Now, line up the plastic triangle thing so that it is a) square to your straight edge and b) intersects both the rear axle center (skewer), and the center of the pivot where your derailleur attaches to your DM hanger... like in the pics below. From that you should be able to read that distance... which in the case below... is ~32mm. And what is the distance according to the Shimano spec again?... surprise surprise... 32.65mm. Imagine that. I'm gonna call this one good. And then the vertical distance below the axle should be 34.39mm. In my pic below that number is slightly more than that after converting the inches scale to metric, but it's kind of a crude setup to begin with while we're just placing that straight edge "about" in the middle of the BB center and the axle.
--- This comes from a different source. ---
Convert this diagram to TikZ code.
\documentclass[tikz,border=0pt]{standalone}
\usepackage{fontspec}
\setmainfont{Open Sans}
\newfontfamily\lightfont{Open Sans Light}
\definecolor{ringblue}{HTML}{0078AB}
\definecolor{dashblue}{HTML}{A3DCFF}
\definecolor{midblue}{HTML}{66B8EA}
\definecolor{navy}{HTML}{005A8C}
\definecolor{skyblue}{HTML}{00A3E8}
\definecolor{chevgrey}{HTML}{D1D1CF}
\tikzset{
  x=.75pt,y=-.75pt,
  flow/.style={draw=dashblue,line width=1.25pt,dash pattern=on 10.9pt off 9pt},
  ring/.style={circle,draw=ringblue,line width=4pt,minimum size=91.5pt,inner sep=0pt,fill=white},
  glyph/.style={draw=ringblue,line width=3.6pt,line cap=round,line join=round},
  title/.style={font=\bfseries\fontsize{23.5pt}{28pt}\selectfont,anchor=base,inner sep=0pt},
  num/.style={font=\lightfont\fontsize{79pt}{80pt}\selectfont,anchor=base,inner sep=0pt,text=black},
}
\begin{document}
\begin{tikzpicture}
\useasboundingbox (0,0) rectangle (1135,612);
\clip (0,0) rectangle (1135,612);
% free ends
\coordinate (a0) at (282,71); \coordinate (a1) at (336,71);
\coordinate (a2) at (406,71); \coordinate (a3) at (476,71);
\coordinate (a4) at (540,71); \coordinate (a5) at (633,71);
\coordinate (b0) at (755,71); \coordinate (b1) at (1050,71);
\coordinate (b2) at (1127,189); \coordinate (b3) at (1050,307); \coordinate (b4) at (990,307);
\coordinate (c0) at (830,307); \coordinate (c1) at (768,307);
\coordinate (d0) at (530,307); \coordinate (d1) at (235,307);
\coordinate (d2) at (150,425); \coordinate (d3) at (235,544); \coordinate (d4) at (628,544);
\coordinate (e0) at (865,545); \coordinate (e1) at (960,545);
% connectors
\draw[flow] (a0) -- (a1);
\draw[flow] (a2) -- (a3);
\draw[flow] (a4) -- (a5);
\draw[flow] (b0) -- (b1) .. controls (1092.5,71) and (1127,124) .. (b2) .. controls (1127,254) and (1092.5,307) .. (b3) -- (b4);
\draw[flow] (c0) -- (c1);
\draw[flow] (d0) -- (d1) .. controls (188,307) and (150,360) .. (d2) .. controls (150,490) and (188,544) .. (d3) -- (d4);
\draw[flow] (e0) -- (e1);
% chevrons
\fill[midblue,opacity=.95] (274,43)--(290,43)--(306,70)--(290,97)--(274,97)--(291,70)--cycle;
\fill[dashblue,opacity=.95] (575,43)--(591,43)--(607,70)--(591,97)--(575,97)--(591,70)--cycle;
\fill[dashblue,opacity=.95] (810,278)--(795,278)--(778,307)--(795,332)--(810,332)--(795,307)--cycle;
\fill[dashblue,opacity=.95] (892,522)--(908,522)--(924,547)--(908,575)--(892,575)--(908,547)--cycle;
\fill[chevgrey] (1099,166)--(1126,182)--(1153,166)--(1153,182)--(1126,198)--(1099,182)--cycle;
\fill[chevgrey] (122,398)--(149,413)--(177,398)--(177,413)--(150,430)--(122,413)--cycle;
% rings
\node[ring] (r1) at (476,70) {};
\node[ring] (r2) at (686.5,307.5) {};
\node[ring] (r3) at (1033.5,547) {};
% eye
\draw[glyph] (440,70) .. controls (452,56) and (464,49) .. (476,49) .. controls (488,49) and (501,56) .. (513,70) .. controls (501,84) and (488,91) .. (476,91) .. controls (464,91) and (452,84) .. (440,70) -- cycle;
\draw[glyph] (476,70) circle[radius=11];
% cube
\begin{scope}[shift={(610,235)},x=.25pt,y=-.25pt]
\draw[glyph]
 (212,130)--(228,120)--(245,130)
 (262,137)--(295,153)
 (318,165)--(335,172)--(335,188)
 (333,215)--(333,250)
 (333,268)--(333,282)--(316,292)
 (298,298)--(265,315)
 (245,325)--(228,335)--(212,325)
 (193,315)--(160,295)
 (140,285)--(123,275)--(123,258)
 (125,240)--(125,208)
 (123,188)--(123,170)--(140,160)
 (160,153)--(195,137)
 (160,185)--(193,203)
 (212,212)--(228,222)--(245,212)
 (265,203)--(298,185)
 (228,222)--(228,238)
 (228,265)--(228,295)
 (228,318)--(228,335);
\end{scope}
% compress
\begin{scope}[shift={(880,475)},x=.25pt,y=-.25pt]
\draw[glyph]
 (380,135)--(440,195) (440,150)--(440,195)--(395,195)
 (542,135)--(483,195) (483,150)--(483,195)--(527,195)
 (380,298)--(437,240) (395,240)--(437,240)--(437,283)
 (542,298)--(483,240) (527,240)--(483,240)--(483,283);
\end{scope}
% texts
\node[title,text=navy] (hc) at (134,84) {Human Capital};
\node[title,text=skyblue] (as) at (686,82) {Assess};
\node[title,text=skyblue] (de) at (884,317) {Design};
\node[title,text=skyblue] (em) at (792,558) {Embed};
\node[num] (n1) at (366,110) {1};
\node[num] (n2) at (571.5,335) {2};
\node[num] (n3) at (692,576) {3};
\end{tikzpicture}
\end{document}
Point is, if we're this close with such a crude measurement, I'm thinking we're probably good overall as far as where the derailleur is in space at least. There's still the difference in hook angle of 10 degrees between the mtn and road hangers, which would only make the road shifting a little more sluggish by setting the derailleur back even a little bit more.
We've kind of taking a few turns and twists in this thread, but let me reiterate the primary reason why I decided to jump in in the first place. It was because I'm getting tired of people who have no clue continuing to say that the DM hanger makes rear wheel removal so much easier. It simply does not. The derailleur's location is, or at least it should be, the same whether you use a DM hanger or a regular hanger with the supplied B-Link. And neither of those hangers are interfering with rear wheel removal but rather, it is the design of the derailleur itself which may, on occasion, make removing the rear wheel a little bit more frustrating. And in the extreme rare cases, a lot more frustrating. Where the wheel gets hung up in those cases is in the cogs and the upper pulley, but if you can get past that, it's all good. The added chain wrap just adds to the crispness of the shift and to the extent it's wrapping more teeth, less wear on your cassette. In a nutshell, it's good. We like it.